- **DATA EXCERPTS**:
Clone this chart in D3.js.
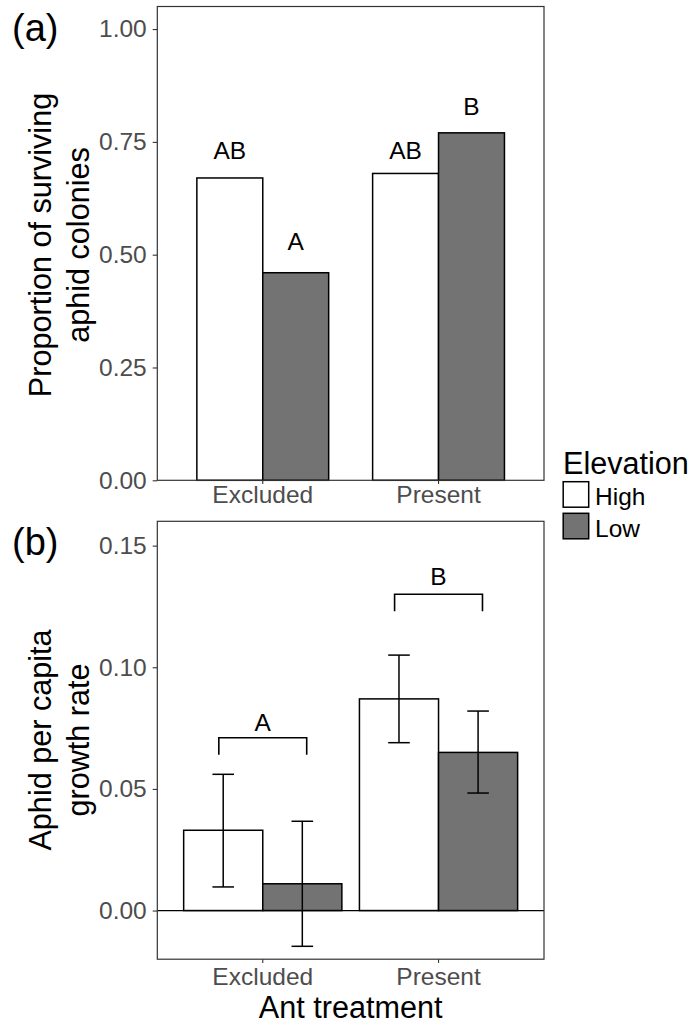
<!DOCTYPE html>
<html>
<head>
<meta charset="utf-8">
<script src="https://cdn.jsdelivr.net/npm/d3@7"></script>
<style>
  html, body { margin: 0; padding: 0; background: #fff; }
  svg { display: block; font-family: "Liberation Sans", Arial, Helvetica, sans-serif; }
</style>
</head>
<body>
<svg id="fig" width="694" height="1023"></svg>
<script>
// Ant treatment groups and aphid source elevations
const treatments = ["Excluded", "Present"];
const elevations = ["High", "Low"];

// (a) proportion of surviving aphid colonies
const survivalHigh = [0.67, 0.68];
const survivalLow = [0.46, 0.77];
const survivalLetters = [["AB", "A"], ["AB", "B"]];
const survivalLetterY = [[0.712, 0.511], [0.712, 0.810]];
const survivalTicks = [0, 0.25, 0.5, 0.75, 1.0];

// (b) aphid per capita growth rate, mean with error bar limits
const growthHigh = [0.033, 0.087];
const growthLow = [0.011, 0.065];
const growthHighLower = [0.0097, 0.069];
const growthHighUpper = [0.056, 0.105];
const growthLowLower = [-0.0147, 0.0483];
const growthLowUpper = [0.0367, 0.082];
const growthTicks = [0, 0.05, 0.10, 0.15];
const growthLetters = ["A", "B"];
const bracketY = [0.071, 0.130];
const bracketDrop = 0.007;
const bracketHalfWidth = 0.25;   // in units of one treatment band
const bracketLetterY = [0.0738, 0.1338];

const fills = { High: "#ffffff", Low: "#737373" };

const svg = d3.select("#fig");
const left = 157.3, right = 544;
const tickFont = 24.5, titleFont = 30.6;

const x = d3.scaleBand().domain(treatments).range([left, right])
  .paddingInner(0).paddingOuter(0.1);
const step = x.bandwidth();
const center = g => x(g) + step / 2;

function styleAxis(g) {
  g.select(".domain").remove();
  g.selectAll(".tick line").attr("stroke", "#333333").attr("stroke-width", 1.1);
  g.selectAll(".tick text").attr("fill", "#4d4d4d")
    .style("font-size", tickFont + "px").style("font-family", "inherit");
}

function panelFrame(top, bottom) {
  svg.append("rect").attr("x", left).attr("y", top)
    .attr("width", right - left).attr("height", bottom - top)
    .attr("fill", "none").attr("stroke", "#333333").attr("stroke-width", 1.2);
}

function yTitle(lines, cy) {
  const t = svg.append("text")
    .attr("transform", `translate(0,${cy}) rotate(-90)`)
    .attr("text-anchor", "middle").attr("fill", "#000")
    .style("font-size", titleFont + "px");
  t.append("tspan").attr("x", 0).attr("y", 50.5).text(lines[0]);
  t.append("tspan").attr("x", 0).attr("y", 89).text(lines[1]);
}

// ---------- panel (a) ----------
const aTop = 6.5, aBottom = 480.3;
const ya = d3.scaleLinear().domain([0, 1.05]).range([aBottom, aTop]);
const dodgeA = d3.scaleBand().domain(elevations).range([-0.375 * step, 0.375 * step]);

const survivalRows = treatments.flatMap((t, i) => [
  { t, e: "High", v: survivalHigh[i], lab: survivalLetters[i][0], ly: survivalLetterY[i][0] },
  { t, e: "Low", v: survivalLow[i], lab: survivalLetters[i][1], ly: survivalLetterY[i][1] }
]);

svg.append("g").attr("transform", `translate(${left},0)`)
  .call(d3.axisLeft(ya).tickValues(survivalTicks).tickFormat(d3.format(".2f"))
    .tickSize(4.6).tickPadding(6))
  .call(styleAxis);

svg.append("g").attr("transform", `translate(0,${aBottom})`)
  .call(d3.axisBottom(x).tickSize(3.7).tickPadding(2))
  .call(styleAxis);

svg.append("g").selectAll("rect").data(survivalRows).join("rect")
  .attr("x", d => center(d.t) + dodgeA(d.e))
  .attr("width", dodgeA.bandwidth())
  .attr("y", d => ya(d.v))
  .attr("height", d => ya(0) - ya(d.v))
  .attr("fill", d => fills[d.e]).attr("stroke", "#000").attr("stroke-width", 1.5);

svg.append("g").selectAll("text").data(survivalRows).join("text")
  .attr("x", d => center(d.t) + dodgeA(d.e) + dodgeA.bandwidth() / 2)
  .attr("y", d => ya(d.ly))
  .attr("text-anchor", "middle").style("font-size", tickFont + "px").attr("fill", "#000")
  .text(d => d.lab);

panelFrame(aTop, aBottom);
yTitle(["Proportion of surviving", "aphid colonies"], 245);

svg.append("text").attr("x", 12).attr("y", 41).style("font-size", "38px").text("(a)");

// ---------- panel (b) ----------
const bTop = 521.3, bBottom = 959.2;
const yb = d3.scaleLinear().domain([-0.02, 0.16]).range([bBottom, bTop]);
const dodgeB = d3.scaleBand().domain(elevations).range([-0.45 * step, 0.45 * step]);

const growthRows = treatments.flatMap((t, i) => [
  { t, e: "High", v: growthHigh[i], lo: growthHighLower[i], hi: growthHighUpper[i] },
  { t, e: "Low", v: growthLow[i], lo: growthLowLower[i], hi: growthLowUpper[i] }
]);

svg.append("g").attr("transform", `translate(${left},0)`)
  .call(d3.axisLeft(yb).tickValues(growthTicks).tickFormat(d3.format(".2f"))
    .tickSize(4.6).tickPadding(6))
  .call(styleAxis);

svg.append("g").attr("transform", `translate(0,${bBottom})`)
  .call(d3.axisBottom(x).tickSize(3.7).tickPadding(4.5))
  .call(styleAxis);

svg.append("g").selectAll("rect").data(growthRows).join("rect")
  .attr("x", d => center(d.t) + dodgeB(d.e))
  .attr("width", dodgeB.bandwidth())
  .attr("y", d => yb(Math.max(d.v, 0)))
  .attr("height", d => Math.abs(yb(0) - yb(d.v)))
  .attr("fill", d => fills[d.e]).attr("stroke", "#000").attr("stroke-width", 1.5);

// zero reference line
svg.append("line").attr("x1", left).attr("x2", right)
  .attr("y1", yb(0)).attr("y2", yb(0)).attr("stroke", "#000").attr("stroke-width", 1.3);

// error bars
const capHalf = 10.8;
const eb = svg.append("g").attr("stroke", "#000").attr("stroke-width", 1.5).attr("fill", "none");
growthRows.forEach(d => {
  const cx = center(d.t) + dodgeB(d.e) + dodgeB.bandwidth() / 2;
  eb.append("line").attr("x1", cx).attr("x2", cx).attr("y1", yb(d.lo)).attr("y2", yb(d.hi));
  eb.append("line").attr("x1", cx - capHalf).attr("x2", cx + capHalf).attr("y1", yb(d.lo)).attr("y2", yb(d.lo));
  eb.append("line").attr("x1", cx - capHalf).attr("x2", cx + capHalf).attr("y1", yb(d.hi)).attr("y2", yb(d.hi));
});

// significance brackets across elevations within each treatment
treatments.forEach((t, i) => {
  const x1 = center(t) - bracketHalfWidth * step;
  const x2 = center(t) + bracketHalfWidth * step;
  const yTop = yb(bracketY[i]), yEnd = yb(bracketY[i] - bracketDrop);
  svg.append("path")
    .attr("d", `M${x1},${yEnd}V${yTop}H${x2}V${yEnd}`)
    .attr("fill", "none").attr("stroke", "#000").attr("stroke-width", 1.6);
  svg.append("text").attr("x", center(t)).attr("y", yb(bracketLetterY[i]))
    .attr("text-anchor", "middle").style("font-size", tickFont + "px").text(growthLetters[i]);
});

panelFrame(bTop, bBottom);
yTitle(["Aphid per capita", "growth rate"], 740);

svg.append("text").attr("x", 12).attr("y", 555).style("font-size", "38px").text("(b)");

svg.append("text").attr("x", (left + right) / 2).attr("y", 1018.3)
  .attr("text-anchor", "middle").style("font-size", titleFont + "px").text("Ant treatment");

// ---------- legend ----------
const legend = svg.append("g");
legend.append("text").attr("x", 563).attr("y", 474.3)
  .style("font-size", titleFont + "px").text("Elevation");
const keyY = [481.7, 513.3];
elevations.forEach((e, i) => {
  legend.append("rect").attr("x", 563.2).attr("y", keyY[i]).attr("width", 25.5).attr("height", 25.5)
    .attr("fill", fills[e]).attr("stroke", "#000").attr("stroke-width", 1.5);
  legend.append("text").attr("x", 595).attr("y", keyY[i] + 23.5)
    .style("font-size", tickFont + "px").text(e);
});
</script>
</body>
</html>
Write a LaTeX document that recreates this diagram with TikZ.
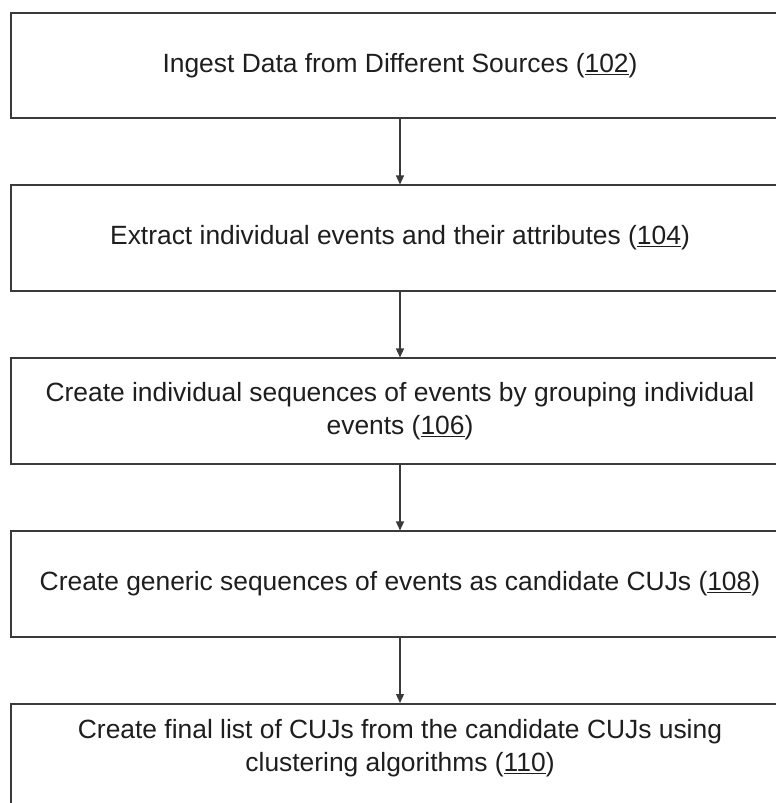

- **EXERCISE**:
From the opening line of the entries above to the line containing "const survivalTicks = [0, 0.25, 0.5, 0.75, 1.0];", please transcribe each line exactly, skipping every picture.

- **THE RESPONSE**:
Clone this chart in D3.js.
<!DOCTYPE html>
<html>
<head>
<meta charset="utf-8">
<script src="https://cdn.jsdelivr.net/npm/d3@7"></script>
<style>
  html, body { margin: 0; padding: 0; background: #fff; }
  svg { display: block; font-family: "Liberation Sans", Arial, Helvetica, sans-serif; }
</style>
</head>
<body>
<svg id="fig" width="694" height="1023"></svg>
<script>
// Ant treatment groups and aphid source elevations
const treatments = ["Excluded", "Present"];
const elevations = ["High", "Low"];

// (a) proportion of surviving aphid colonies
const survivalHigh = [0.67, 0.68];
const survivalLow = [0.46, 0.77];
const survivalLetters = [["AB", "A"], ["AB", "B"]];
const survivalLetterY = [[0.712, 0.511], [0.712, 0.810]];
const survivalTicks = [0, 0.25, 0.5, 0.75, 1.0];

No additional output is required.